Electrification of road vehicle powertrains is currently emerging as a global trend in automotive industry. This transformation does not affect powertrain systems solely, yet it entails revolutions in the remaining vehicular elements as well. In this framework, new research trends have recently arisen in the field of braking concerning the optimal control of regenerative braking and the optimal re-sizing of hydraulic systems for electrified vehicles. Despite the first topic is being adequately assessed in literature, few works have been presented regarding the optimal design of hydraulic brake systems for electrified road vehicles. Nevertheless, thanks to the regenerative braking torque provided by the electrical powertrain, remarkable opportunities are offered to downsize the components of current hydraulic brake systems and allow them operating at enhanced efficiency.

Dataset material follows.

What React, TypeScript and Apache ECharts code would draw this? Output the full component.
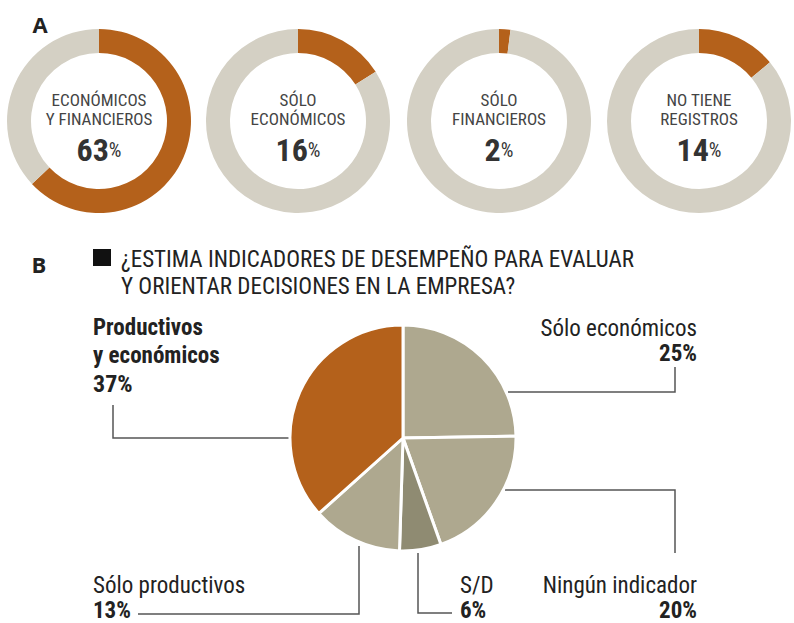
import React, { useEffect, useRef } from "react";
import * as echarts from "echarts";

const donutLabels = [
  ["ECONÓMICOS", "Y FINANCIEROS"],
  ["SÓLO", "ECONÓMICOS"],
  ["SÓLO", "FINANCIEROS"],
  ["NO TIENE", "REGISTROS"],
];
const donutValues = [63, 16, 2, 14];

const pieTitle = [
  "¿ESTIMA INDICADORES DE DESEMPEÑO PARA EVALUAR",
  "Y ORIENTAR DECISIONES EN LA EMPRESA?",
];
const pieCategories = [
  "Sólo económicos",
  "Ningún indicador",
  "S/D",
  "Sólo productivos",
  "Productivos\ny económicos",
];
const pieValues = [25, 20, 6, 13, 37];

const FONT = "'Roboto Condensed', Roboto, sans-serif";
const ORANGE = "#B4611B";
const RING = "#D4D0C4";
const SLICE = "#AEA88F";
const SLICE_DARK = "#8F8B72";
const sliceColors = [SLICE, SLICE, SLICE_DARK, SLICE, ORANGE];

const donutCentersX = [99, 298, 499, 699];
const DONUT_CY = 121;

const labelSpots = [
  { x: 697, y: 316, align: "right", pts: [[508, 392], [675, 392], [675, 367]] },
  { x: 697, y: 573, align: "right", pts: [[505, 490], [675, 490], [675, 553]] },
  { x: 460, y: 573, align: "left", pts: [[418, 553], [418, 613], [452, 613]] },
  { x: 93, y: 573, align: "left", pts: [[359, 546], [359, 614], [138, 614]] },
  { x: 93, y: 313, align: "left", pts: [[289, 438], [113, 438], [113, 405]] },
];

export default function App() {
  const ref = useRef<HTMLDivElement>(null);
  useEffect(() => {
    document.body.style.margin = "0";
    if (!ref.current) return;
    const chart = echarts.init(ref.current, undefined, { renderer: "svg" });

    const donutSeries = donutValues.map((v, i) => ({
      type: "pie",
      radius: [68, 92],
      center: [donutCentersX[i], DONUT_CY],
      startAngle: 90,
      clockwise: true,
      silent: true,
      label: { show: false },
      labelLine: { show: false },
      itemStyle: { borderWidth: 0 },
      data: [
        { value: v, name: donutLabels[i].join(" "), itemStyle: { color: ORANGE } },
        { value: 100 - v, name: "resto", itemStyle: { color: RING } },
      ],
    }));

    const donutTexts: any[] = [];
    donutValues.forEach((v, i) => {
      const cx = donutCentersX[i];
      donutLabels[i].forEach((t, j) => {
        donutTexts.push({
          type: "text",
          x: cx,
          y: 100 + j * 19,
          style: {
            text: t,
            fontFamily: FONT,
            fontSize: 17,
            fill: "#444",
            align: "center",
            verticalAlign: "middle",
            textAlign: "center",
            textVerticalAlign: "middle",
          },
        });
      });
      donutTexts.push({
        type: "text",
        x: cx,
        y: 150,
        style: {
          text: `{v|${v}}{p|%}`,
          align: "center",
          verticalAlign: "middle",
          textAlign: "center",
          textVerticalAlign: "middle",
          rich: {
            v: { fontFamily: FONT, fontSize: 32, fontWeight: "bold", fill: "#333", color: "#333" },
            p: { fontFamily: FONT, fontSize: 20, fill: "#333", color: "#333" },
          },
        },
      });
    });

    const letter = (t: string, x: number, y: number) => ({
      type: "text",
      x,
      y,
      style: {
        text: t,
        fontFamily: "'Open Sans', sans-serif",
        fontSize: 22,
        fontWeight: "bold",
        fill: "#222",
        align: "center",
        verticalAlign: "middle",
        textAlign: "center",
        textVerticalAlign: "middle",
      },
    });

    const option: any = {
      animation: false,
      title: {
        text: pieTitle.join("\n"),
        left: 121,
        top: 246,
        padding: 0,
        textStyle: {
          fontFamily: FONT,
          fontSize: 23,
          fontWeight: "normal",
          color: "#222",
          lineHeight: 27,
        },
      },
      graphic: [
        letter("A", 40, 24),
        letter("B", 39, 264),
        { type: "rect", shape: { x: 93, y: 249, width: 18, height: 17 }, style: { fill: "#111" } },
        ...donutTexts,
      ],
      series: [
        ...donutSeries,
        {
          type: "pie",
          radius: 113,
          center: [403, 438],
          startAngle: 90,
          clockwise: true,
          avoidLabelOverlap: false,
          silent: true,
          itemStyle: { borderColor: "#fff", borderWidth: 3 },
          label: {
            show: true,
            position: "outside",
            fontFamily: FONT,
            color: "#222",
            formatter: (p: any) => {
              if (p.dataIndex === 4) {
                return (
                  p.name.split("\n").map((s: string) => `{b|${s}}`).join("\n") +
                  `\n{vb|${p.value}%}`
                );
              }
              return `{n|${p.name}}\n{v|${p.value}%}`;
            },
            rich: {
              n: { fontFamily: FONT, fontSize: 23, color: "#222", lineHeight: 25 },
              v: { fontFamily: FONT, fontSize: 23, fontWeight: "bold", color: "#222", lineHeight: 25 },
              b: { fontFamily: FONT, fontSize: 23, fontWeight: "bold", color: "#222", lineHeight: 28 },
              vb: { fontFamily: FONT, fontSize: 24, fontWeight: "bold", color: "#222", lineHeight: 29 },
            },
          },
          labelLine: { show: true, smooth: false, lineStyle: { color: "#555", width: 1.5 } },
          labelLayout: (params: any) => {
            const s = labelSpots[params.dataIndex];
            return {
              x: s.x,
              y: s.y,
              align: s.align,
              verticalAlign: "top",
              labelLinePoints: s.pts,
            };
          },
          data: pieValues.map((v, i) => ({
            value: v,
            name: pieCategories[i],
            itemStyle: { color: sliceColors[i] },
          })),
        },
      ],
    };
    chart.setOption(option);
    return () => chart.dispose();
  }, []);
  return <div ref={ref} style={{ width: 794, height: 623 }} />;
}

The authors of this paper have recently proposed an optimization framework for hydraulic brake systems of conventional (i.e. non electrified) road vehicles. Safety homologation standards were evaluated from EU regulations and implemented as design constraints. Then, optimization criteria were set in identifying optimal brake system layouts for different vehicle parameters. Design parameters included the master cylinder diameter and stroke, the vacuum booster diameter, the amount of wheel cylinders for both front and rear brakes and their diameters.

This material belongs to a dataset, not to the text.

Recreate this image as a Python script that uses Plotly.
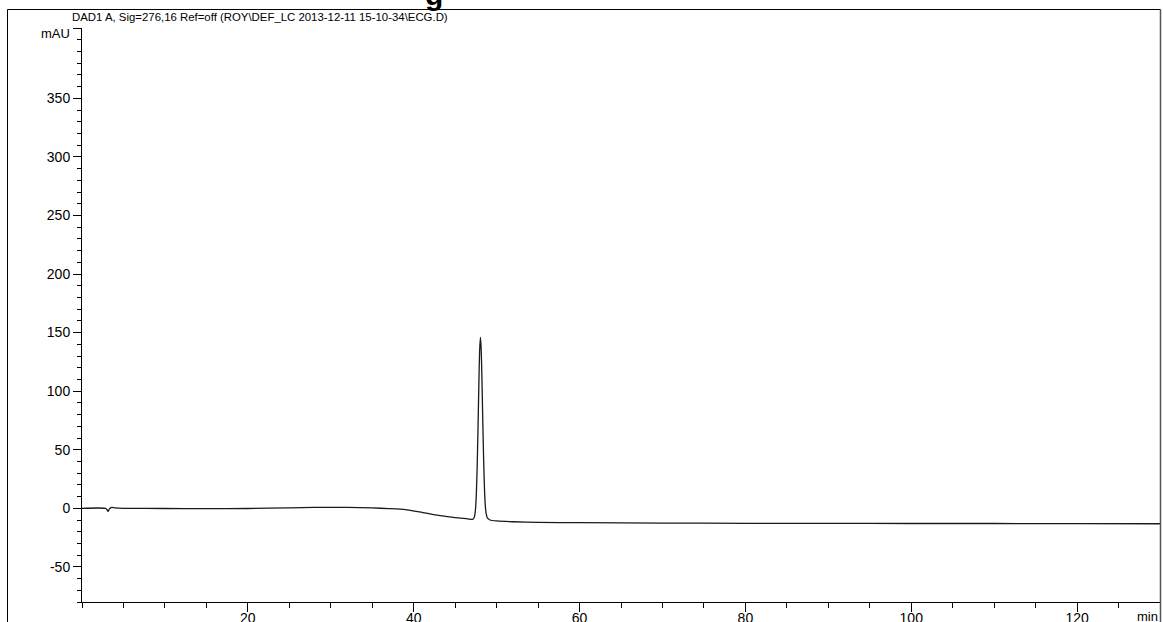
import plotly.graph_objects as go

# Retention time (min) and signal (mAU)
time_min = [0, 2.8, 3.0, 3.15, 3.3, 3.6, 4.0, 5, 10, 15, 20, 25, 28, 32, 35, 37,
            39, 41, 43, 45, 46.5, 47.1, 47.25, 47.35, 47.45, 47.55, 47.65, 47.75,
            47.85, 47.95, 48.05, 48.15, 48.25, 48.35, 48.45, 48.55, 48.65, 48.75,
            48.9, 49.2, 50, 52, 55, 60, 70, 80, 90, 100, 110, 120, 130]
signal_mau = [0, 0, -1, -2.8, -0.5, 0.8, 0.3, 0, -0.2, -0.3, -0.2, 0.4, 0.8, 0.7, 0.3, -0.3,
              -1.2, -3.5, -6, -8, -9, -9.5, -8.5, -6.5, -1, 11.5, 34, 66,
              103, 134, 146, 134, 104, 68, 37, 14, 1, -5,
              -8.5, -10, -10.8, -11.5, -12, -12.3, -12.6, -12.8, -12.9, -13, -13, -13.1, -13.2]

x_ticks = [20, 40, 60, 80, 100, 120]
y_ticks = [-50, 0, 50, 100, 150, 200, 250, 300, 350, 410]
y_tick_text = ["-50", "0", "50", "100", "150", "200", "250", "300", "350", ""]

title_text = "DAD1 A, Sig=276,16 Ref=off (ROY\\DEF_LC 2013-12-11 15-10-34\\ECG.D)"

FONT = "Liberation Sans, Arial, sans-serif"

fig = go.Figure()
fig.add_trace(go.Scatter(
    x=time_min, y=signal_mau, mode="lines",
    line=dict(color="#1a1a1a", width=1.3, shape="spline", smoothing=0.6),
    showlegend=False, hoverinfo="skip",
))

W, H = 1163, 622
L, R, T, B = 82, 3, 28, 20
pw = W - L - R
ph = H - T - B

def px_x(px):
    return (px - L) / pw

def px_y(py):
    return (H - B - py) / ph

fig.update_layout(
    width=W, height=H,
    margin=dict(l=L, r=R, t=T, b=B, autoexpand=False),
    paper_bgcolor="white", plot_bgcolor="white",
    font=dict(family=FONT, size=13, color="black"),
    xaxis=dict(
        range=[0, 130], showgrid=False, zeroline=False, automargin=False,
        showline=True, linecolor="black", linewidth=1,
        tickmode="array", tickvals=x_ticks,
        ticks="outside", ticklen=9, tickcolor="black", tickwidth=1,
        tickfont=dict(family=FONT, size=14, color="black"),
        ticklabelstandoff=-6,
        minor=dict(tickmode="linear", tick0=0, dtick=5, ticks="outside",
                   ticklen=5, tickcolor="black", tickwidth=1, showgrid=False),
    ),
    yaxis=dict(
        range=[-80, 410], showgrid=False, zeroline=False, automargin=False,
        showline=True, linecolor="black", linewidth=1,
        tickmode="array", tickvals=y_ticks, ticktext=y_tick_text,
        ticks="outside", ticklen=8, tickcolor="black", tickwidth=1,
        tickfont=dict(family=FONT, size=14, color="black"),
        ticklabelstandoff=0,
        minor=dict(tickmode="linear", tick0=0, dtick=10, ticks="outside",
                   ticklen=4, tickcolor="black", tickwidth=1, showgrid=False),
    ),
    shapes=[
        dict(type="line", xref="paper", yref="paper",
             x0=px_x(7.5), x1=px_x(7.5), y0=px_y(9.5), y1=-0.2,
             line=dict(color="black", width=1)),
        dict(type="line", xref="paper", yref="paper",
             x0=px_x(7.5), x1=px_x(1160.5), y0=px_y(9.5), y1=px_y(9.5),
             line=dict(color="black", width=1)),
        dict(type="line", xref="paper", yref="paper",
             x0=px_x(1160.5), x1=px_x(1160.5), y0=px_y(9.5), y1=-0.2,
             line=dict(color="#555555", width=1.5)),
    ],
    annotations=[
        dict(text=title_text, xref="paper", yref="paper",
             x=px_x(260), y=px_y(16.5), xanchor="center", yanchor="middle",
             showarrow=False, font=dict(family=FONT, size=11.4, color="black")),
        dict(text="mAU", xref="paper", yref="paper",
             x=px_x(72), y=px_y(33.5), xanchor="right", yanchor="middle",
             showarrow=False, font=dict(family=FONT, size=13, color="black")),
        dict(text="min", xref="paper", yref="paper",
             x=1.0, y=px_y(616), xanchor="right", yanchor="middle",
             showarrow=False, font=dict(family=FONT, size=13, color="black")),
        dict(text="<b>g</b>", xref="paper", yref="paper",
             x=px_x(434), y=px_y(-6), xanchor="center", yanchor="middle",
             showarrow=False, font=dict(family=FONT, size=30, color="black")),
    ],
)

fig.write_html("out.html",
               config={"displayModeBar": False},
               post_script="document.body.style.margin='0';document.body.style.overflow='hidden';")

This paper aims at extending the developed optimization methodology to hydraulic brake systems for electrified vehicles. Particularly, particle swarm optimization (PSO) is adopted here as exploration algorithm for the design space. Then, several numerical simulations are performed for each retained sizing candidate by implementing a complete vehicle model in Amesim® software. The performance of hydraulic brake system sizing candidates can be thus assessed by simulating time-based braking maneuvers from safety standards for both fully loaded and lightly loaded vehicle conditions. Finally, the optimal layout can be determined by minimizing a size function for the overall hydraulic brake system.

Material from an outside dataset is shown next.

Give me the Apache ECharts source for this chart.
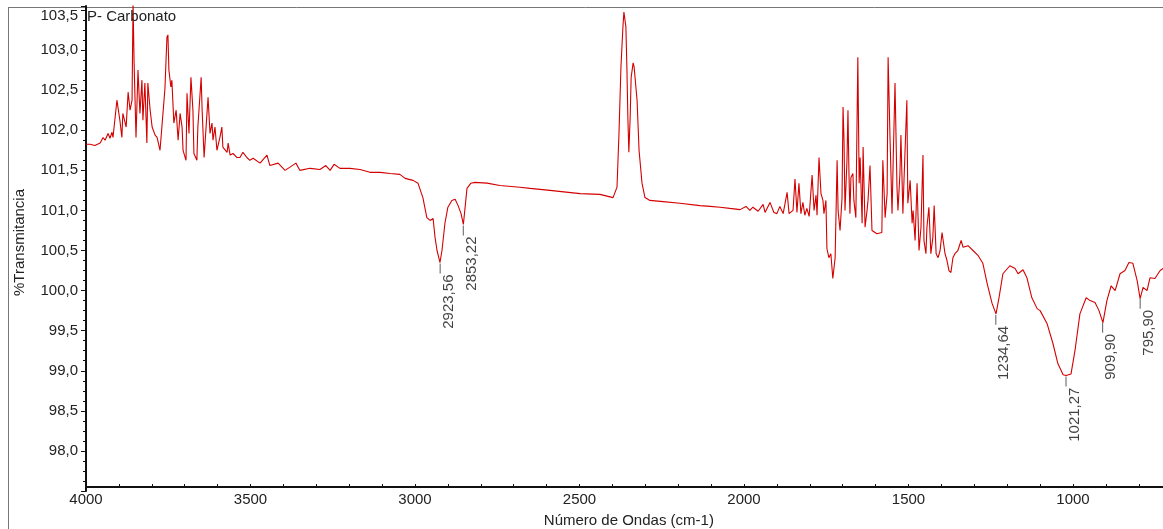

A comparison is performed between two case studies considering a pure electric powertrain and a conventional internal combustion engine powertrain for the same vehicle body. Results demonstrate that, in the case of an electrified powertrain, the hydraulic brake system can be effectively downsized in order to reduce weight and cost. The proposed sizing methodology could thus potentially find implementation in computer-aided engineering (CAE) tools for designing the future hydraulic brake systems for electrified road vehicles.